Anadolu Mektebi Okuma Projesi, yukarıda belirtilen faydaların yanısıra, Avrupa’da Türkçenin gelişmesine, gençlerin Türkçe öğrenmesine, konuşmasına, yazmasına ve Türkçe düşünmesine de vesile olacaktır.
İçinde yaşadığımız toplum ve ait olduğumuz topluluğa her yönüyle yardımcı olacak gençlerin yetiştirilmesi hedefleniyor bu proje ile. Sadece kitap okumuyorsunuz, aynı zamanda okudukça, düşünmeye, fikirler arası ilişki kurmaya ve en önemlisi de yazmaya başlıyorsunuz.

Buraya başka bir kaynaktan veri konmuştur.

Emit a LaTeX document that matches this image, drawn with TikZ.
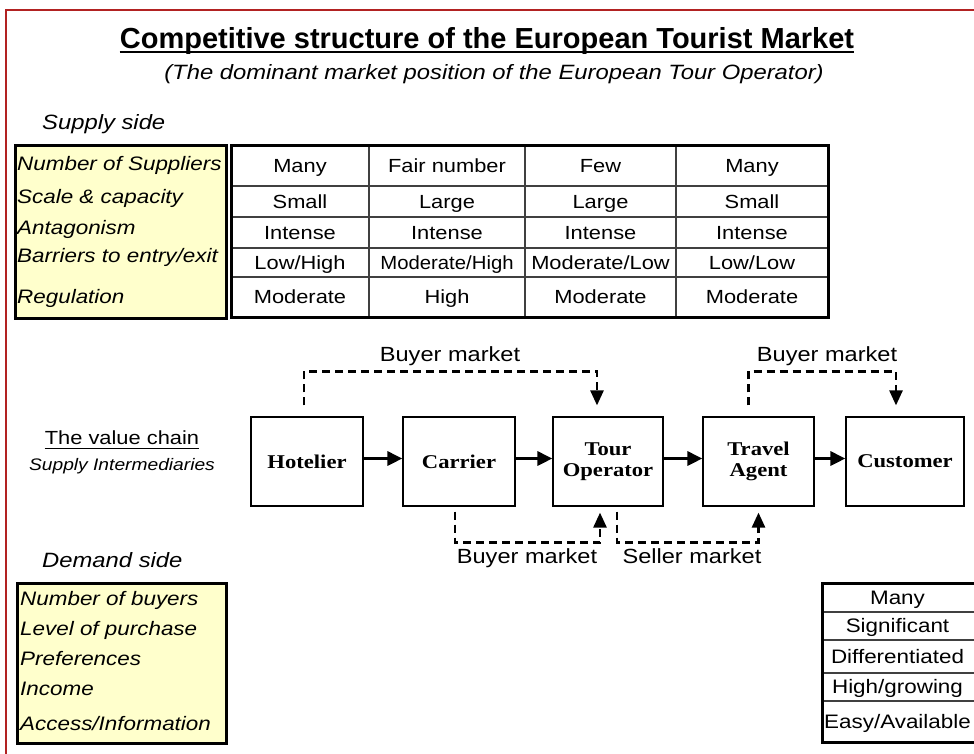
\documentclass[tikz,border=0pt]{standalone}
\usepackage{fontspec}
\setmainfont{Liberation Sans}
\newfontfamily\ars[FakeStretch=1.15]{Liberation Sans}
\newfontfamily\tms[FakeStretch=1.16]{Liberation Serif}
\usetikzlibrary{arrows.meta,calc}
\definecolor{framered}{HTML}{B22222}
\definecolor{pale}{HTML}{FFFFCC}
\definecolor{gridc}{HTML}{404040}
\newcommand\fsz[1]{\fontsize{#1}{#1}\selectfont}
\begin{document}
\begin{tikzpicture}[x=1pt,y=-1pt,
  cell/.style={font={\ars\fsz{19}}, inner sep=0pt, text height=13.6pt, text depth=0pt},
  slab/.style={font={\ars\itshape\fsz{19.5}}, inner sep=0pt, text height=14pt, text depth=0pt, anchor=west},
  chain/.style={draw, line width=1.2pt, minimum height=89pt, align=center, inner sep=0pt, font={\tms\bfseries\fontsize{19.5}{21}\selectfont}},
  mlab/.style={font={\ars\fsz{20.5}}, inner sep=0pt, text height=14.7pt, text depth=0pt},
  heading/.style={font={\ars\itshape\fsz{20.7}}, inner sep=0pt, text height=14.8pt, text depth=0pt},
  arr/.style={-{Triangle[length=15pt,width=14pt]}, line width=3pt},
  dashc/.style={line width=2.6pt, dash pattern=on 8pt off 5pt, -{Triangle[length=15pt,width=13pt]}},
  thickbox/.style={line width=3pt},
  gridline/.style={line width=1.3pt, gridc}
]
\useasboundingbox (0,0) rectangle (974,753);
\fill[white] (0,0) rectangle (974,753);
\draw[framered, line width=1.5pt] (6,760) -- (6,10) -- (980,10);

% Title
\node[font={\bfseries\fsz{29}}, inner sep=0pt, text height=20.8pt, text depth=0pt] (title) at (487,38) {Competitive structure of the European Tourist Market};
\draw[line width=2pt] ($(title.base west)+(0,4)$) -- ($(title.base east)+(0,4)$);
\node[heading] (sub) at (494,72) {(The dominant market position of the European Tour Operator)};
\node[heading, anchor=west] (supply) at (42,122.5) {Supply side};

% Supply labels
\draw[thickbox, fill=pale] (15,145) rectangle (226,318);
\node[slab] (l1) at (17,163.5) {Number of Suppliers};
\node[slab] (l2) at (17,196.5) {Scale \& capacity};
\node[slab] (l3) at (17,227.5) {Antagonism};
\node[slab] (l4) at (17,255.5) {Barriers to entry/exit};
\node[slab] (l5) at (17,296.5) {Regulation};

% Supply table
\foreach \x in {369,525,676} \draw[gridline] (\x,145) -- (\x,317);
\foreach \y in {186,217,248,277} \draw[gridline] (231,\y) -- (828,\y);
\draw[thickbox] (231,145) rectangle (828,317);
\foreach \y/\a/\b/\c/\d [count=\r] in {165.5/Many/Fair number/Few/Many,
    201.5/Small/Large/Large/Small,
    232.5/Intense/Intense/Intense/Intense,
    262.5/Low\slash High/\scalebox{0.93}[1]{Moderate/High}/Moderate\slash Low/Low\slash Low,
    297/Moderate/High/Moderate/Moderate}{
  \node[cell] (s\r a) at (300,\y) {\a};
  \node[cell] (s\r b) at (447,\y) {\b};
  \node[cell] (s\r c) at (600.5,\y) {\c};
  \node[cell] (s\r d) at (752,\y) {\d};
}

% Value chain
\node[cell] (vc) at (122,437.5) {The value chain};
\draw[line width=1.2pt] ($(vc.base west)+(0,4)$) -- ($(vc.base east)+(0,4)$);
\node[font={\ars\itshape\fsz{16.7}}, inner sep=0pt, text height=12pt, text depth=0pt] (si) at (122,464) {Supply Intermediaries};

\node[chain, minimum width=112pt] (hot) at (307,461.5) {Hotelier};
\node[chain, minimum width=112pt] (car) at (459,461.5) {Carrier};
\node[chain, minimum width=110pt] (tour) at (608,461.5) {Tour\\Operator};
\node[chain, minimum width=111pt] (trav) at (758.5,461.5) {Travel\\Agent};
\node[chain, minimum width=118pt] (cust) at (905,461.5) {Customer};

\draw[arr] ([yshift=3pt]hot.east) -- ([yshift=3pt]car.west);
\draw[arr] ([yshift=3pt]car.east) -- ([yshift=3pt]tour.west);
\draw[arr] ([yshift=3pt]tour.east) -- ([yshift=3pt]trav.west);
\draw[arr] ([yshift=3pt]trav.east) -- ([yshift=3pt]cust.west);

\draw[dashc] ($(hot.north)+(-3,-11)$) -- ++(0,-34) -| ($(tour.north)+(-11,-11)$);
\draw[dashc] ($(trav.north)+(-10,-11)$) -- ++(0,-34) -| ($(cust.north)+(-9,-11)$);
\draw[dashc] ($(car.south)+(-4,5)$) -- ++(0,31) -| ($(tour.south)+(-8,6)$);
\draw[dashc] ($(tour.south)+(9,5)$) -- ++(0,31) -| ($(trav.south)+(0,6)$);

\node[mlab] (bm1) at (450,354.5) {Buyer market};
\node[mlab] (bm2) at (827,354.5) {Buyer market};
\node[mlab] (bm3) at (527,556) {Buyer market};
\node[mlab] (sm) at (692,556) {Seller market};

% Demand side
\node[heading, anchor=west] (demand) at (42,560.5) {Demand side};
\draw[thickbox, fill=pale] (17,583) rectangle (226,743);
\node[slab] (d1) at (20,598.5) {Number of buyers};
\node[slab] (d2) at (20,628.5) {Level of purchase};
\node[slab] (d3) at (20,658.5) {Preferences};
\node[slab] (d4) at (20,688.5) {Income};
\node[slab] (d5) at (20,723.5) {Access/Information};

\foreach \y in {612,640,673,701} \draw[gridline] (822,\y) -- (976,\y);
\draw[thickbox] (822,583) rectangle (977,742);
\node[cell, font={\ars\fsz{19.5}}] (r1) at (897.5,597.5) {Many};
\node[cell, font={\ars\fsz{19.5}}] (r2) at (897.5,626) {Significant};
\node[cell, font={\ars\fsz{19.5}}] (r3) at (897.5,656.5) {Differentiated};
\node[cell, font={\ars\fsz{19.5}}] (r4) at (897.5,687) {High/growing};
\node[cell, font={\ars\fsz{19.5}}] (r5) at (897.5,721.5) {Easy/Available};
\end{tikzpicture}
\end{document}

Gençler, bu fırsatı kaçırmayın! Yazar Okumaları faaliyetlerine katılın. Veliler, öğretmenler, din görevlileri, gençlik liderleri, gönüllü kuruluş ve medya yöneticileri, gençleri Anadolu Mektebinin yazarlarını okumaya davet edin, teşvik edin! Teşvik edin ki, gençlerimiz, referanslarımızı tehdit ve güvenlik olarak gören Avrupalı karar vericilerin ne kadar yanlış yolda olduklarını yüzlerine haykırsınlar. İnsanlığa iyilik etsinler. Faydalı olsunlar. Ama önce, gençlerimiz bir özgüven kazansınlar.